Rabu, 20 Juni 2018. Saya tdk pernah menyangka, hari itu akan menjadi hari terakhirku melihat mamiku, ibu kandung yang melahirkan dan membesarkanku. Meski saya tahu, stroke yang menimpanya delapan tahun yang lalu cukup membuatnya menderita selama ini dan saya sudah mengikhlaskan diri andai suatu saat harus berpisah dengannya, tetap saja ketika hal itu benar-benar terjadi saya shock dan sangat terpukul. Ternyata kehilangan itu rasanya sakit sekali.
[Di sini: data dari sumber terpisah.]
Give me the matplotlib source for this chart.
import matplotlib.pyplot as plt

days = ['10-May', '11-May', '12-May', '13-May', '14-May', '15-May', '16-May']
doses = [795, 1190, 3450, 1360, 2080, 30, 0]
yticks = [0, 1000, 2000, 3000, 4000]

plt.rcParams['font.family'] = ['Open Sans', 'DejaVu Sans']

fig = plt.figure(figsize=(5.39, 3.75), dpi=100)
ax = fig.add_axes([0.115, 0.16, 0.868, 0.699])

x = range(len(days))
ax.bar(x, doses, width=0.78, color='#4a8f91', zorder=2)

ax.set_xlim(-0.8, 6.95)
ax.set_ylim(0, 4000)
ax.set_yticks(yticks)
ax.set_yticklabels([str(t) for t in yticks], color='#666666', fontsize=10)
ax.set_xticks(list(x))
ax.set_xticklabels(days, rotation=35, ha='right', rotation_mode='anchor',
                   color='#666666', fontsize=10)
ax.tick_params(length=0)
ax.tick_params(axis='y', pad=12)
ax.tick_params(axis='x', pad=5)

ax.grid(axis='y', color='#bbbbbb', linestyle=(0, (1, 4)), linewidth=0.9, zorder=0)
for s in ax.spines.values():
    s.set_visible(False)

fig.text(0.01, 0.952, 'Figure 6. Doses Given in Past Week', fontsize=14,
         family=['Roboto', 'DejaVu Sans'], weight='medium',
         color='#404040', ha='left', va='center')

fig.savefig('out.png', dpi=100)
Otakku blank. Berhari-hari mataku tdk berhenti menangis. Saya juga tiba-tiba menjadi sangat benci melihat seragam kantor, laptop, kumpulan buku~novel, mesin jahit, peralatan salon. Saya berpikir, karena semua hobi/kesenangan dan ambisi itulah waktuku bersama mamiku menjadi sangat terbatas. Meskipun di setiap weekend saya masih meluangkan waktu mengajaknya jalan-jalan keliling kota atau sekedar mencari tempat makan yang enak, namun itu hanya dalam hitungan jam saja. Saya jadi tdk punya cukup banyak waktu untuk menemani beliau.
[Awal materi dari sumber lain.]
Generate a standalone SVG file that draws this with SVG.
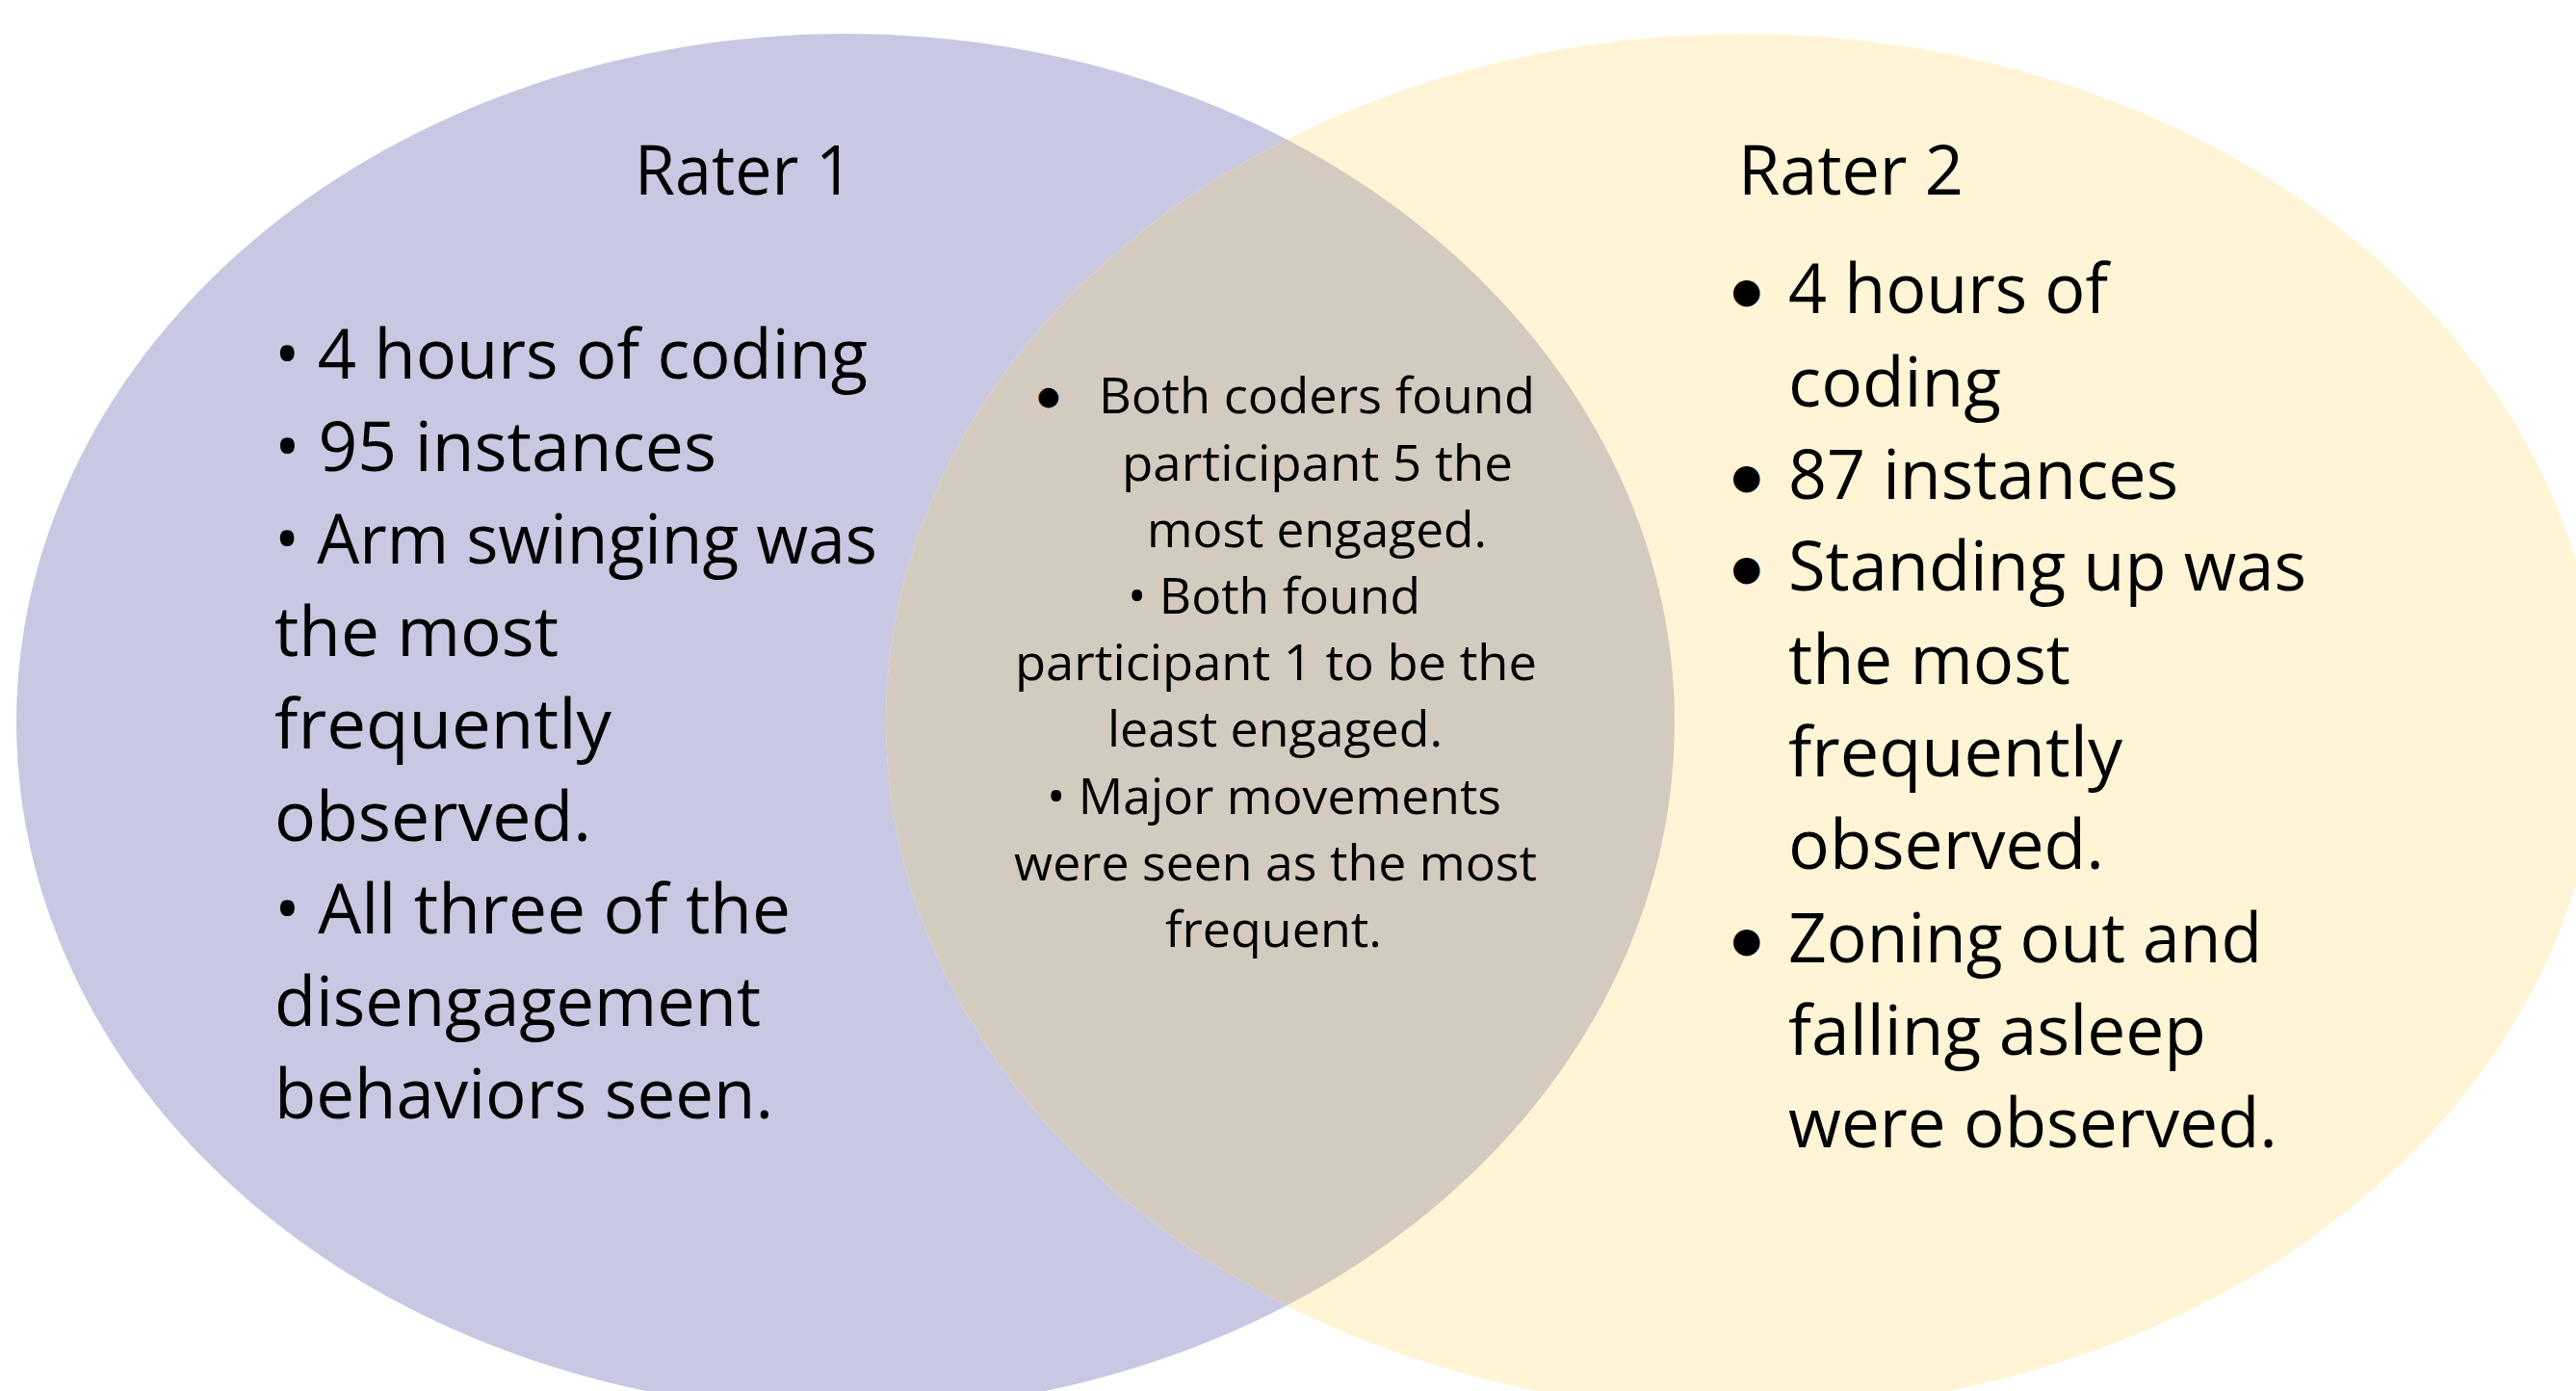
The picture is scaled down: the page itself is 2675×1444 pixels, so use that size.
<svg xmlns="http://www.w3.org/2000/svg" width="2675" height="1444" viewBox="0 0 2675 1444">
<style>
  text { font-family: "Open Sans", "Noto Sans", "Liberation Sans", sans-serif; fill: #000000; }
  .title { font-size: 71px; }
  .main { font-size: 72px; }
  .mid { font-size: 52px; }
  .bigdot { font-family: "DejaVu Sans", sans-serif; font-size: 36px; }
  .middot { font-family: "DejaVu Sans", sans-serif; font-size: 27px; }
</style>
<defs>
  <clipPath id="clipRight">
    <ellipse cx="1810" cy="750" rx="890" ry="715"/>
  </clipPath>
</defs>
<rect x="0" y="0" width="2675" height="1444" fill="#ffffff"/>
<g id="rater1">
  <ellipse cx="878" cy="750" rx="861" ry="715" fill="#C8C8E3"/>
</g>
<g id="rater2">
  <ellipse cx="1810" cy="750" rx="890" ry="715" fill="#FFF5D6"/>
</g>
<g id="overlap">
  <ellipse cx="878" cy="750" rx="861" ry="715" fill="#D3CBC0" clip-path="url(#clipRight)"/>
</g>
<g id="connectors"></g>
<g id="rater1-text">
  <text class="title" x="659" y="202" textLength="227" lengthAdjust="spacingAndGlyphs">Rater 1</text>
  <text class="main" x="285" y="393" textLength="616" lengthAdjust="spacingAndGlyphs">• 4 hours of coding</text>
  <text class="main" x="285" y="489" textLength="459" lengthAdjust="spacingAndGlyphs">• 95 instances</text>
  <text class="main" x="285" y="585" textLength="626" lengthAdjust="spacingAndGlyphs">• Arm swinging was</text>
  <text class="main" x="285" y="681" textLength="295" lengthAdjust="spacingAndGlyphs">the most</text>
  <text class="main" x="285" y="777" textLength="350" lengthAdjust="spacingAndGlyphs">frequently</text>
  <text class="main" x="285" y="873" textLength="329" lengthAdjust="spacingAndGlyphs">observed.</text>
  <text class="main" x="285" y="969" textLength="536" lengthAdjust="spacingAndGlyphs">• All three of the</text>
  <text class="main" x="285" y="1065" textLength="505" lengthAdjust="spacingAndGlyphs">disengagement</text>
  <text class="main" x="285" y="1161" textLength="518" lengthAdjust="spacingAndGlyphs">behaviors seen.</text>
</g>
<g id="rater2-text">
  <text class="title" x="1805" y="202" textLength="234" lengthAdjust="spacingAndGlyphs">Rater 2</text>
  <text class="bigdot" x="1798" y="314">●</text>
  <text class="main" x="1857" y="325" textLength="332" lengthAdjust="spacingAndGlyphs">4 hours of</text>
  <text class="main" x="1857" y="422" textLength="221" lengthAdjust="spacingAndGlyphs">coding</text>
  <text class="bigdot" x="1798" y="507">●</text>
  <text class="main" x="1857" y="518" textLength="405" lengthAdjust="spacingAndGlyphs">87 instances</text>
  <text class="bigdot" x="1798" y="602">●</text>
  <text class="main" x="1857" y="613" textLength="538" lengthAdjust="spacingAndGlyphs">Standing up was</text>
  <text class="main" x="1857" y="710" textLength="293" lengthAdjust="spacingAndGlyphs">the most</text>
  <text class="main" x="1857" y="806" textLength="347" lengthAdjust="spacingAndGlyphs">frequently</text>
  <text class="main" x="1857" y="902" textLength="328" lengthAdjust="spacingAndGlyphs">observed.</text>
  <text class="bigdot" x="1798" y="988">●</text>
  <text class="main" x="1857" y="999" textLength="492" lengthAdjust="spacingAndGlyphs">Zoning out and</text>
  <text class="main" x="1857" y="1095" textLength="434" lengthAdjust="spacingAndGlyphs">falling asleep</text>
  <text class="main" x="1857" y="1191" textLength="508" lengthAdjust="spacingAndGlyphs">were observed.</text>
</g>
<g id="overlap-text">
  <text class="middot" x="1077" y="420">●</text>
  <text class="mid" x="1141" y="429" textLength="453" lengthAdjust="spacingAndGlyphs">Both coders found</text>
  <text class="mid" x="1165" y="499" textLength="406" lengthAdjust="spacingAndGlyphs">participant 5 the</text>
  <text class="mid" x="1191" y="568" textLength="353" lengthAdjust="spacingAndGlyphs">most engaged.</text>
  <text class="mid" x="1171" y="637" textLength="304" lengthAdjust="spacingAndGlyphs">• Both found</text>
  <text class="mid" x="1054" y="706" textLength="542" lengthAdjust="spacingAndGlyphs">participant 1 to be the</text>
  <text class="mid" x="1150" y="775" textLength="348" lengthAdjust="spacingAndGlyphs">least engaged.</text>
  <text class="mid" x="1087" y="845" textLength="472" lengthAdjust="spacingAndGlyphs">• Major movements</text>
  <text class="mid" x="1053" y="914" textLength="543" lengthAdjust="spacingAndGlyphs">were seen as the most</text>
  <text class="mid" x="1210" y="983" textLength="225" lengthAdjust="spacingAndGlyphs">frequent.</text>
</g>
</svg>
Kesedihanku yang berlarut-larut lebih disebabkan rasa bersalahku karena tdk benar-benar mengurus dan menemani mamiku, hingga akhirnya maut menjemputnya. Saya menemani di dekatnya sambil memegang dan mengecup tangannya, justru pada saat dia sedang berada dalam proses sakaratul maut. Saya menuntunnya berdzikir, justru pada saat bibirnya sudah nyaris susah digerakkan. Saya mengurus dan memandikannya, justru pada saat dia sudah menjadi jenazah yang terbujur kaku. Dan penyesalan itu jauh lebih sakit daripada sekedar kehilangan.
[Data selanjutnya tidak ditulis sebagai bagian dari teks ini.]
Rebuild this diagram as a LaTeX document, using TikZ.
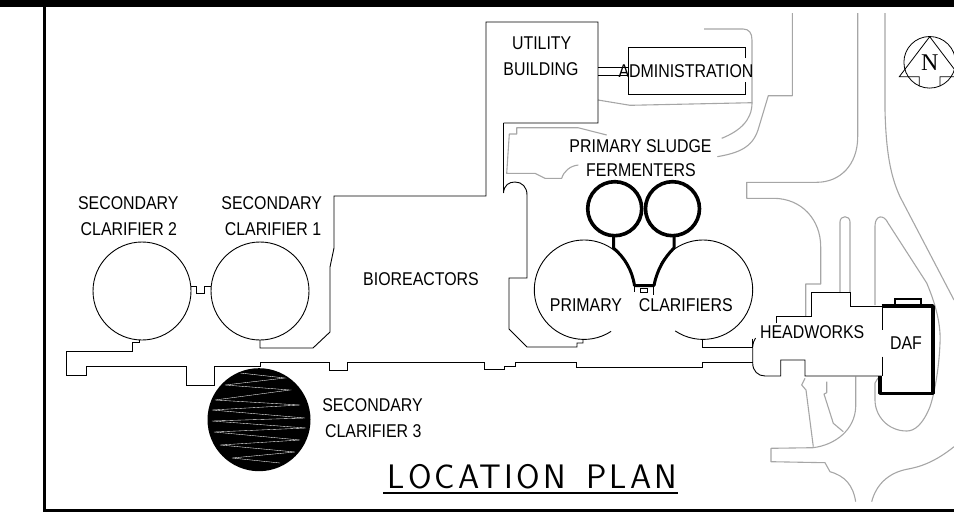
\documentclass[tikz,border=0pt]{standalone}
\usepackage{fontspec}
\setmainfont{Liberation Sans}[FakeStretch=0.86]
\newfontfamily\serifN{Liberation Serif}
\newfontfamily\planfont[LetterSpace=9]{Latin Modern Sans}
\tikzset{
  plan/.style={line width=0.9pt,black,line join=miter},
  medium/.style={line width=1.4pt,black},
  heavy/.style={line width=3.6pt,black,line join=round},
  road/.style={line width=1.1pt,color=black!35,line join=round},
  lbl/.style={font=\fontsize{18.5}{20}\selectfont,inner sep=0pt,anchor=center},
}
\begin{document}
\begin{tikzpicture}[x=1pt,y=-1pt]
\useasboundingbox (0,0) rectangle (954,517);
% frame
\fill[black] (0,0) rectangle (954,7);
\draw[line width=2.8pt] (44.5,6) -- (44.5,510.5) -- (954,510.5);
% roads
\draw[road] (704,29) -- (743,29) .. controls (749,29) and (752,33) .. (752,40) -- (752,103) .. controls (752,120) and (740,131) .. (721.7,138.3);
\draw[road] (598,100) -- (630,105.3) -- (752.3,102.7);
\draw[road] (792.3,13) -- (792.3,95.7) -- (768.3,95.7) -- (758,130) .. controls (752,148) and (738,153) .. (717.3,156.7);
\draw[road] (606.7,135) -- (578,127.7) -- (516.7,127.7) -- (516.7,134) -- (509.3,134) -- (506.7,173.3) -- (535,173.3) -- (545,178.3) -- (561.7,178.3) .. controls (564,171) and (570,166) .. (578.3,165);
\draw[road] (857.7,13) -- (857.7,136.7) .. controls (857.7,165) and (840,182.3) .. (816.7,182.3) -- (746.7,182.3) -- (746.7,198.3) -- (773.3,198.3) .. controls (802,198.3) and (820.7,220) .. (820.7,246.7) -- (820.7,284) -- (805.7,284) -- (805.7,316.7);
\draw[road] (840,292) -- (840,222) .. controls (840,215) and (850,215) .. (850,222) -- (850,292);
\draw[road] (885,13) -- (885,110) .. controls (886,150) and (890,175) .. (900,196.7) -- (954,300);
\draw[road] (875,305) -- (875,226) .. controls (875,215) and (884,214) .. (888,223) -- (926.7,283) .. controls (936,305) and (941,325) .. (940,343) .. controls (939,370) and (934,395) .. (930,406.7) .. controls (923,424) and (915,431) .. (906.7,431) .. controls (888,431) and (875,416) .. (875,400) -- (875,383) -- (878,378);
\draw[road] (954,446.7) .. controls (935,462) and (920,467) .. (906.7,469.3) .. controls (888,473) and (876,485) .. (871.7,501.7);
\draw[road] (855.7,376.7) -- (855.7,406.7) .. controls (855,430) and (835,445) .. (813,447.7) -- (771,448.3) -- (771,461.7) -- (825,462.7) -- (830,471.7) .. controls (845,476) and (853,485) .. (855.7,501.7);
\draw[road] (805,378.3) -- (801.7,385) -- (806,390) -- (813.3,446.7);
\draw[road] (826.7,381.7) -- (826.7,392.7) -- (824,394) -- (833.3,423.3) -- (843.3,431.7);
% utility + bioreactors outline
\draw[plan] (260,340) -- (260,348) -- (313,348) -- (330,332) -- (330,267) -- (334,248) -- (334,196) -- (486,196) -- (486,22) -- (598,22) -- (598,123) -- (503.5,123);
\draw[medium] (503.5,122.5) -- (503.5,193);
\draw[plan] (503.5,193) .. controls (504,185) and (509,182) .. (515,182) .. controls (522,182) and (527,187) .. (527,195) -- (527,278) -- (509,278) -- (509,329) -- (527,347) -- (577,347) -- (577,343) -- (583,343) -- (583,339);
% administration
\draw[plan] (745,58) -- (745,47.7) -- (628.7,47.7) -- (628.7,94) -- (745,94) -- (745,82);
\draw[plan] (598,67.7) -- (628.7,67.7) (598,75) -- (628.7,75);
% secondary clarifiers
\coordinate (sc2) at (142,291);
\coordinate (sc1) at (260,291);
\draw[plan] (sc2) circle[radius=49];
\draw[plan] (sc1) circle[radius=49];
\draw[plan] (191,286.7) -- (196.7,286.7) -- (196.7,293.3) -- (204,293.3) -- (204,286.7) -- (211,286.7);
% lower channel
\draw[plan] (139,340) -- (139,342) -- (132,342) -- (132,351) -- (66.7,351) -- (66.7,375) -- (86.7,375) -- (86.7,366.7) -- (186.7,366.7) -- (186.7,385.7) -- (214.3,385.7) -- (214.3,366.7) -- (260,366.7) -- (260,362.7) -- (329,362.7) -- (329,370) -- (347.3,370) -- (347.3,362.7) -- (484.7,362.7) -- (484.7,369.3) -- (504,369.3) -- (504,366) -- (515,366) -- (515,362.7) -- (576.7,362.7) -- (576.7,367) -- (702.3,367) -- (702.3,362.3) -- (752.7,362.3);
% secondary clarifier 3
\fill[black] (259,419.7) circle[radius=51.5];
\begin{scope}
\clip (259,419.7) circle[radius=50];
\draw[white,line width=0.35pt] (240,373) -- (285,378) -- (225,385) -- (290,390) -- (215,400) -- (300,405) -- (212,410) -- (305,418) -- (212,421) -- (306,428) -- (214,432) -- (300,440) -- (220,445) -- (295,452) -- (232,458) -- (280,463);
\end{scope}
% primary clarifiers
\coordinate (pc1) at (584,289.7);
\coordinate (pc2) at (703,289.7);
\draw[plan] (pc1) ++(57:49.7) arc[start angle=57,end angle=330,radius=49.7];
\draw[plan] (pc2) ++(124:49.7) arc[start angle=124,end angle=-149,radius=49.7];
% fermenters and funnel
\coordinate (f1) at (614.7,208.7);
\coordinate (f2) at (672.5,208.7);
\draw[heavy] (f1) circle[radius=27];
\draw[heavy] (f2) circle[radius=27];
\draw[line width=3pt,black,line join=round] (613.5,236) -- (613.5,248) .. controls (625,258) and (632,270) .. (634.5,285.5) -- (654,285.5) .. controls (657,270) and (664,258) .. (674,248) -- (674,236);
\draw[plan] (634.5,285) -- (634.5,292) (653,285) -- (653,295);
\draw[plan] (640.7,288) rectangle (647.5,292.5);
% headworks
\draw[plan] (702.3,339) -- (702.3,347.7) (752.7,338.5) .. controls (752.7,341) and (752.7,345) .. (752.7,347.7);
\draw[medium] (702.3,347.7) -- (752.7,347.7);
\draw[plan] (752.7,347.7) -- (752.7,363) .. controls (752.7,371) and (758,376) .. (765,376) -- (780.7,376) -- (780.7,360) -- (805,360) -- (805,376) -- (881.7,376);
\draw[plan] (752.7,347) .. controls (753,343) and (754,340) .. (755.5,338);
\draw[plan] (776.7,323) -- (776.7,316.7) -- (811.7,316.7);
\draw[medium] (811.7,316.7) -- (811.7,292.3);
\draw[plan] (811.7,292.3) -- (850.7,292.3) -- (850.7,306) -- (881.7,306);
% DAF
\draw[heavy] (881.7,306) -- (933,306) -- (933,393.3) -- (880,393.3) -- (880,376);
\draw[line width=2pt,black] (895,306) -- (895,299) -- (921,299) -- (921,306);
\draw[plan] (882,306) -- (882,330) (882,356.7) -- (882,376);
% north arrow
\coordinate (nc) at (929.7,62.3);
\draw[plan,line width=0.8pt] (nc) circle[radius=25.8];
\draw[plan,line width=0.8pt] (919.3,86) -- (919.3,76.7) -- (899.3,76.7) -- (929.7,36.7) -- (960,76.7) -- (940,76.7) -- (940,86);
% labels
\node[lbl] (utility) at (541.7,43.7) {UTILITY};
\node[lbl] (building) at (541,69.5) {BUILDING};
\node[lbl] (admin) at (686,70.7) {ADMINISTRATION};
\node[lbl] (psludge) at (640.5,145.8) {PRIMARY SLUDGE};
\node[lbl] (ferm) at (641,170.5) {FERMENTERS};
\node[lbl] (sec2a) at (128.3,203.3) {SECONDARY};
\node[lbl] (sec2b) at (128.9,229) {CLARIFIER 2};
\node[lbl] (sec1a) at (271.7,203.3) {SECONDARY};
\node[lbl] (sec1b) at (273,229) {CLARIFIER 1};
\node[lbl] (bio) at (421,279) {BIOREACTORS};
\node[lbl] (sec3a) at (372.5,405) {SECONDARY};
\node[lbl] (sec3b) at (373.3,431) {CLARIFIER 3};
\node[lbl] (prim) at (586,305) {PRIMARY};
\node[lbl] (clar) at (685.8,305) {CLARIFIERS};
\node[lbl] (head) at (812.2,332.5) {HEADWORKS};
\node[lbl] (daf) at (906,343) {DAF};
\node[inner sep=0pt,font=\serifN\fontsize{24}{24}\selectfont] (north) at (929.7,62.5) {N};
\node[inner sep=0pt,font=\planfont\fontsize{34}{36}\selectfont] (title) at (532.5,477) {LOCATION\hspace{7pt} PLAN};
\draw[line width=1.1pt] (383,493) -- (678,493);
\end{tikzpicture}
\end{document}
Namun kembali lagi, kematian adalah takdir yang akan menghampiri setiap orang. Kematian, rahasia Tuhan yang tdk bisa diramalkan kapan datangnya. Tua-muda, sakit-sehat, sewaktu-waktu ajal bisa datang menjemput tanpa diduga. Tugas kita sebagai manusia hanya mempersiapkan diri sebaik-baiknya dengan memperbanyak amal ibadah untuk bekal di akherat kelak.